Eu não sei quem seria sem tudo pelo que passei, tampouco saberia dizer quem teria me tornado ao ter optado por outra direção, outra cidade, outro amor. E é nesse turbilhão de indecisões que as pessoas costumam entrar nas vidas umas das outras – sem contexto, sem orientações, sem tempo para recapitulações. O que, por sua vez, explica como certas pessoas optam por seguir em frente em vez de tentar entender o que está acontecendo com você. Para, em seguida, decidir se há espaço – ou amor – para você ali.


Não há muito que eu possa fazer sobre todas as outras contradições que encontrarei por aí. Entre becos sem saída e pessoas que não sabem o que querem, é melhor mesmo que eu me ampare nas minha próprias definições e na esperança de um destino leve, descomplicado, inspirador. E que as pessoas, assim como os lugares, continuem me deixando com material suficiente para escrever a respeito deles. Registrando a diferença que fizeram. Respeitando o aprendizado que deixaram. Refletindo a saudade que provocam.


É a isso que me refiro quanto à esperança de vivenciar, daqui pra frente, os arrependimentos certos. Livre de questionamentos eternos sobre quem teríamos sido juntos se tivéssemos nos permitido descobrir. Claro, ninguém quer arriscar ter seu coração partido de tal maneira a ponto dele nunca mais se recuperar. E há muito mais a ser dito sobre corações partidos do que a euforia de arriscar tudo por um mundo desconhecido – melhor pecar pelo excesso de zelo do que exagerar na dose, ainda que isso implique em permanecer estático quando tais oportunidades passam por você.


Eu só acho que viver em extremismos é o equivalente a viver com medo. Incerto sobre o que pode vir, amparando-se na ideia de que todas as pessoas são iguais, todos os lugares possuem a mesma vista, e todos os amores terminam da mesma forma – eles terminam, simplesmente. Mas e quanto ao interlúdio das coisas? Os momentos entre o começo aterrorizante e o fim inevitável onde simplesmente vive-se e permite-se ir com a maré? 

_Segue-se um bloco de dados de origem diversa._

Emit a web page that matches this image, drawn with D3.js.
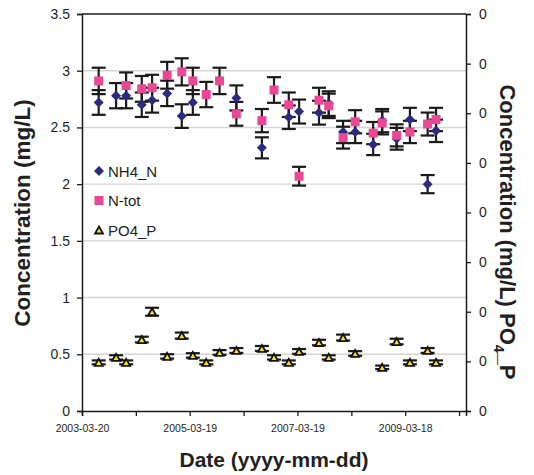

Foi o mesmo pensamento que me fez reconsiderar meu próprio extremismo: a noção de que existe mesmo o amor da sua vida. Se existe, onde ela está? E se não existe, não há nenhuma regra que diga que devemos ficar juntos. Ao menos não sem ter a mais absoluta das certezas – uma máxima cuja qual desconheço alguém que já a tenha alcançado. 


E assim, quando menos esperava, eu abri mão dos meus eternos amanhãs por dias mais tranquilos. Sem pressão, sem análise de discurso, sem duvidar tanto de onde posso estar pisando. Se eu me importar, você saberá. Se não sentir recíproca, partirei. Se quiser me procurar, sabe onde estou. Se não quiser, espero que o que procura lhe faça bem


Já dizia Elis: viver é melhor que sonhar. Por mais desenganos que eu acumule ao longo do caminho, agora é a hora de ser corajoso – e eu sei que meu coração será forte o bastante para lidar com os destroços. Porque arrependimentos, embora aparentemente infames, são mais certeiros do que pontos de interrogação. Vim, vi, venci. Sofri, chorei, escrevi. Vida que segue, do jeito que eu quis.